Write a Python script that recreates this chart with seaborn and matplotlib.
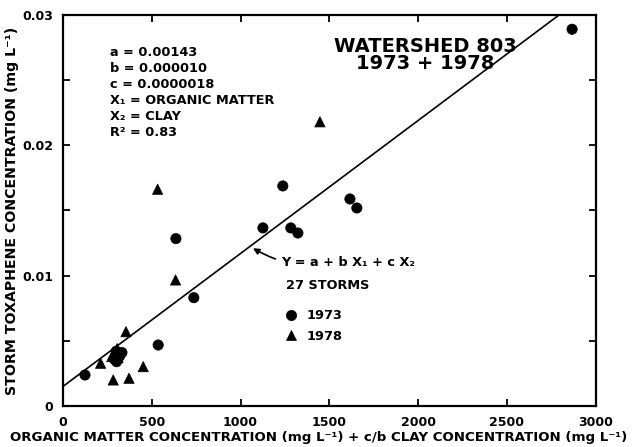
import numpy as np
import pandas as pd
import matplotlib
matplotlib.use("Agg")
import matplotlib.pyplot as plt
import seaborn as sns
from matplotlib.ticker import MultipleLocator

# ---- data ----
x_1973 = [124, 536, 636, 737, 1126, 1238, 1283, 1323, 1616, 1655, 2867,
          300, 318, 288, 332, 302]
y_1973 = [0.00238, 0.00468, 0.01284, 0.00831, 0.01366, 0.01688, 0.01366,
          0.01327, 0.01588, 0.01519, 0.0289,
          0.0042, 0.0038, 0.0036, 0.0041, 0.0034]
x_1978 = [1447, 533, 634, 355, 212, 283, 372, 452, 305, 275, 310]
y_1978 = [0.0218, 0.01663, 0.00967, 0.0057, 0.00328, 0.0020, 0.00213,
          0.00302, 0.0044, 0.0038, 0.0037]

fit_intercept = 0.0015
fit_slope = 0.0000102
line_x = [0, 3000]

x_ticks = [0, 500, 1000, 1500, 2000, 2500, 3000]
y_ticks = [0, 0.01, 0.02, 0.03]
y_tick_labels = ["0", "0.01", "0.02", "0.03"]

params_text = ["a = 0.00143", "b = 0.000010", "c = 0.0000018",
               "X\u2081 = ORGANIC MATTER", "X\u2082 = CLAY", "R\u00b2 = 0.83"]

df = pd.DataFrame({
    "x": x_1973 + x_1978,
    "y": y_1973 + y_1978,
    "year": ["1973"] * len(x_1973) + ["1978"] * len(x_1978),
})
line_df = pd.DataFrame({"x": line_x,
                        "y": [fit_intercept + fit_slope * v for v in line_x]})

sns.set_theme(style="ticks")
plt.rcParams["font.family"] = ["DejaVu Sans"]
plt.rcParams["axes.linewidth"] = 1.6
for k in ["text.color", "axes.labelcolor", "xtick.color", "ytick.color",
          "axes.edgecolor"]:
    plt.rcParams[k] = "black"

fig = plt.figure(figsize=(6.38, 4.47), dpi=100)
ax = fig.add_axes([0.0987, 0.0917, 0.835, 0.875])

sns.lineplot(data=line_df, x="x", y="y", ax=ax, color="black", lw=1.2,
             legend=False)
sns.scatterplot(data=df, x="x", y="y", style="year",
                markers={"1973": "o", "1978": "^"}, color="black",
                s=55, edgecolor="black", linewidth=0.5, ax=ax, legend=True)

ax.set_xlim(0, 3000)
ax.set_ylim(0, 0.03)
ax.set_xticks(x_ticks)
ax.set_xticklabels([str(t) for t in x_ticks])
ax.set_yticks(y_ticks)
ax.set_yticklabels(y_tick_labels)
ax.yaxis.set_minor_locator(MultipleLocator(0.005))
ax.tick_params(which="both", direction="in", top=True, right=True,
               width=1.3, labelsize=9)
ax.tick_params(which="major", length=5, pad=7)
ax.tick_params(which="minor", length=5)
for lbl in ax.get_xticklabels() + ax.get_yticklabels():
    lbl.set_fontweight("bold")

ax.set_xlabel("ORGANIC MATTER CONCENTRATION (mg L\u207b\u00b9) + c/b CLAY CONCENTRATION (mg L\u207b\u00b9)",
              fontsize=9.6, fontweight="bold")
ax.xaxis.set_label_coords(0.48, -0.065, transform=ax.transAxes)
ax.xaxis.label.set_va("top")
ax.set_ylabel("STORM TOXAPHENE CONCENTRATION (mg L\u207b\u00b9)",
              fontsize=10.2, fontweight="bold", labelpad=2)

# parameter block
for i, t in enumerate(params_text):
    ax.text(0.088, 0.905 - i * 0.041, t, transform=ax.transAxes,
            fontsize=9.3, fontweight="bold", va="center", ha="left")

ax.text(0.68, 0.92, "WATERSHED 803", transform=ax.transAxes,
        fontsize=14, fontweight="bold", ha="center", va="center")
ax.text(0.68, 0.875, "1973 + 1978", transform=ax.transAxes,
        fontsize=14, fontweight="bold", ha="center", va="center")

ax.annotate("Y = a + b X\u2081 + c X\u2082", xy=(1070, 0.0121),
            xytext=(0.41, 0.366), textcoords="axes fraction",
            fontsize=9.3, fontweight="bold", va="center", ha="left",
            arrowprops=dict(arrowstyle="-|>", color="black", lw=1.2,
                            connectionstyle="arc3,rad=-0.2",
                            shrinkA=2, shrinkB=0, mutation_scale=9))
ax.text(0.418, 0.308, "27 STORMS", transform=ax.transAxes,
        fontsize=9.3, fontweight="bold", va="center", ha="left")

leg = ax.legend(loc="upper left", bbox_to_anchor=(0.395, 0.26), frameon=False,
                fontsize=9.3, handletextpad=0.2, labelspacing=0.55,
                title=None, borderaxespad=0)
for txt in leg.get_texts():
    txt.set_fontweight("bold")

fig.savefig("out.png", dpi=100)
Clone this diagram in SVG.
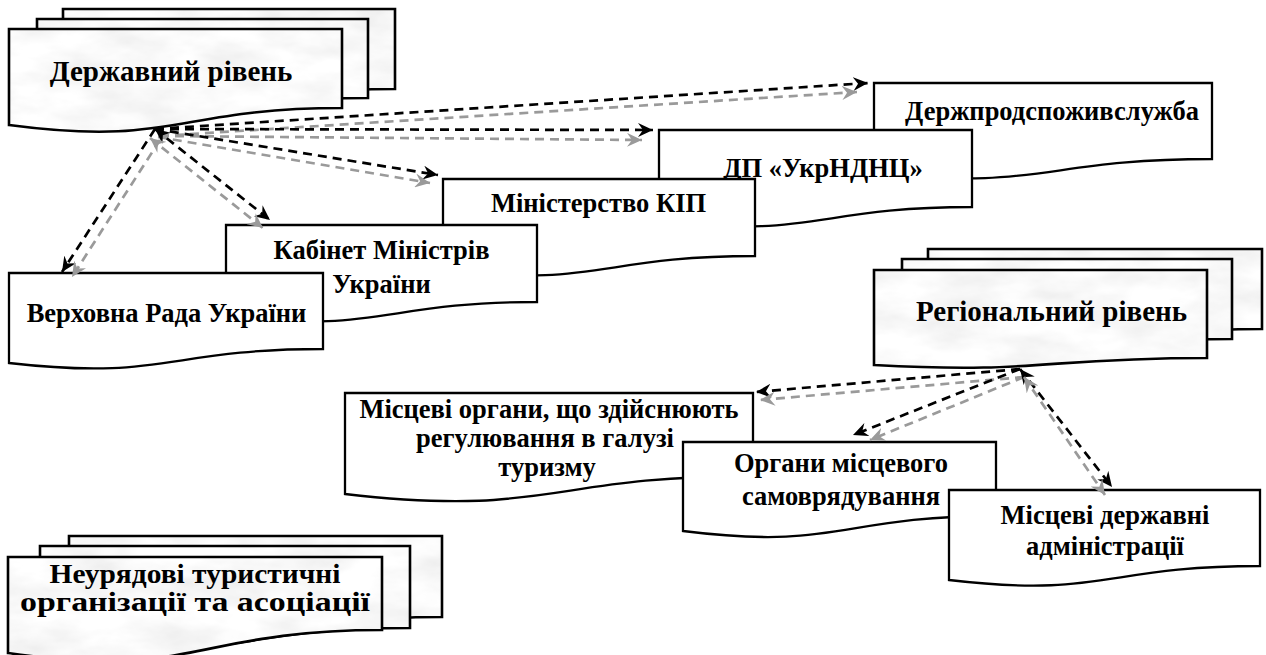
<svg xmlns="http://www.w3.org/2000/svg" width="1266" height="655" viewBox="0 0 1266 655">
<style>
.page{fill:url(#marble);stroke:#000;stroke-width:2.6;stroke-linejoin:miter}
.box{fill:#fff;stroke:#000;stroke-width:2.3;stroke-linejoin:miter}
.t{font-family:"Liberation Serif","Times New Roman",serif;font-weight:bold;fill:#000;text-anchor:middle}
.tb{font-size:26.5px}
.tl{font-size:29px}
.cb{fill:none;stroke:#000;stroke-width:2.7;stroke-dasharray:9 6;marker-end:url(#ab)}
.cg{fill:none;stroke:#9a9a9a;stroke-width:2.7;stroke-dasharray:9 6;marker-end:url(#ag)}
.cb.s{marker-start:url(#ab)}
.cg.s{marker-start:url(#ag)}
</style>
<defs>
<filter id="noise" filterUnits="userSpaceOnUse" x="0" y="0" width="1266" height="655">
<feTurbulence type="fractalNoise" baseFrequency="0.015 0.035" numOctaves="4" seed="7"/>
<feColorMatrix type="matrix" values="0.28 0 0 0 0.81  0.28 0 0 0 0.81  0.28 0 0 0 0.81  0 0 0 0 1"/>
</filter>
<pattern id="marble" patternUnits="userSpaceOnUse" x="0" y="0" width="1266" height="655">
<rect width="1266" height="655" filter="url(#noise)"/>
</pattern>
<marker id="ab" markerUnits="userSpaceOnUse" markerWidth="16" markerHeight="14" refX="15" refY="7" orient="auto-start-reverse" viewBox="0 0 16 14">
<path d="M0,0 L15,7 L0,14 L5,7 Z" fill="#000"/>
</marker>
<marker id="ag" markerUnits="userSpaceOnUse" markerWidth="16" markerHeight="14" refX="15" refY="7" orient="auto-start-reverse" viewBox="0 0 16 14">
<path d="M0,0 L15,7 L0,14 L5,7 Z" fill="#9a9a9a"/>
</marker>
</defs>

<g id="state-level">
<path class="page" d="M63,9 H395 V89 C229,89 229,128 63,106 Z"/>
<path class="page" d="M37,19 H368 V98 C202,98 202,137 37,115 Z"/>
<path class="page" d="M9,29 H342 V108 C175.5,108 175.5,147 9,125 Z"/>
<text class="t tl" x="171" y="81">Державний рівень</text>
</g>

<g id="derzhprod">
<path class="box" d="M874,83 H1212 V159 C1043,159 1043,191 874,173 Z"/>
<text class="t tb" x="1052" y="120">Держпродспоживслужба</text>
</g>
<g id="dp-ukrndnc">
<path class="box" d="M659,130 H972 V207 C815.5,207 815.5,239 659,221 Z"/>
<text class="t tb" x="823" y="177">ДП «УкрНДНЦ»</text>
</g>
<g id="ministry-kip">
<path class="box" d="M443,179 H755 V256 C599,256 599,288 443,270 Z"/>
<text class="t tb" x="598.5" y="212">Міністерство КІП</text>
</g>
<g id="cabinet">
<path class="box" d="M226,225 H537 V302 C381.5,302 381.5,334 226,316 Z"/>
<text class="t tb" x="381.5" y="259">Кабінет Міністрів</text>
<text class="t tb" x="381.5" y="293">України</text>
</g>
<g id="verkhovna-rada">
<path class="box" d="M9,273 H323 V349 C166,349 166,381 9,363 Z"/>
<text class="t tb" x="166.5" y="322">Верховна Рада України</text>
</g>

<g id="regional-level">
<path class="page" d="M928,249 H1262 V329 C1095,329 1095,361 928,343 Z"/>
<path class="page" d="M902,259 H1232 V339 C1067,339 1067,371 902,353 Z"/>
<path class="page" d="M874,270 H1207 V358 C1040.5,358 1040.5,374 874,365 Z"/>
<text class="t tl" x="1051.5" y="321">Регіональний рівень</text>
</g>

<g id="local-bodies">
<path class="box" d="M345,393 H753 V476 C549,476 549,517.6 345,494 Z"/>
<text class="t tb" x="549" y="418">Місцеві органи, що здійснюють</text>
<text class="t tb" x="545" y="447">регулювання в галузі</text>
<text class="t tb" x="547" y="476">туризму</text>
</g>
<g id="self-government">
<path class="box" d="M683,442 H996 V516 C839.5,516 839.5,550.7 683,531 Z"/>
<text class="t tb" x="841" y="472">Органи місцевого</text>
<text class="t tb" x="841" y="505">самоврядування</text>
</g>
<g id="state-administrations">
<path class="box" d="M949,490 H1260 V566 C1104.5,566 1104.5,598.3 949,580 Z"/>
<text class="t tb" x="1105" y="524">Місцеві державні</text>
<text class="t tb" x="1105" y="555">адміністрації</text>
</g>

<g id="ngo-level">
<path class="page" d="M69,536 H442 V617 C255.5,617 255.5,668 69,640 Z"/>
<path class="page" d="M40,546 H410 V628 C225,628 225,667 40,645 Z"/>
<path class="page" d="M8,557 H382 V630 C195,630 195,680 8,653 Z"/>
<text class="t" font-size="28" x="195" y="583" textLength="291" lengthAdjust="spacingAndGlyphs">Неурядові туристичні</text>
<text class="t" font-size="28" x="195" y="611" textLength="350" lengthAdjust="spacingAndGlyphs">організації та асоціації</text>
</g>

<g id="connectors">
<path class="cb" d="M155,129 L868,83"/>
<path class="cg" d="M160,136 L857,92"/>
<path class="cb" d="M155,129 L653,130"/>
<path class="cg" d="M160,136 L642,140"/>
<path class="cb" d="M155,129 L438,175"/>
<path class="cg" d="M158,137 L430,183"/>
<path class="cb s" d="M155,129 L270,220"/>
<path class="cg s" d="M150,138 L263,228"/>
<path class="cb" d="M155,129 L62,272"/>
<path class="cg" d="M160,140 L72,277"/>
<path class="cb" d="M1020,369 L756,392"/>
<path class="cg" d="M1024,377 L760,400"/>
<path class="cb" d="M1020,369 L853,435"/>
<path class="cg" d="M1024,377 L870,440"/>
<path class="cb s" d="M1020,369 L1112,487"/>
<path class="cg s" d="M1024,377 L1105,495"/>
</g>
</svg>
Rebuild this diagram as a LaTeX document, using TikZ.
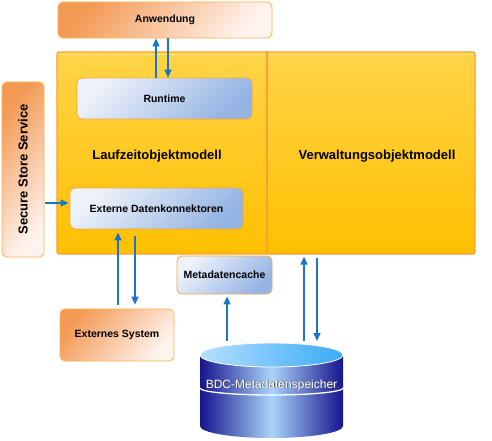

Exercise prompt:
Start at the first line of the records and write out everything up to and including the line containing "from matplotlib.ticker import MultipleLocator". No pictures.

Exercise answer:
Write a Python script that recreates this chart with seaborn and matplotlib.
import numpy as np
import pandas as pd
import matplotlib
matplotlib.use("Agg")
import matplotlib.pyplot as plt
import seaborn as sns
from matplotlib.ticker import MultipleLocator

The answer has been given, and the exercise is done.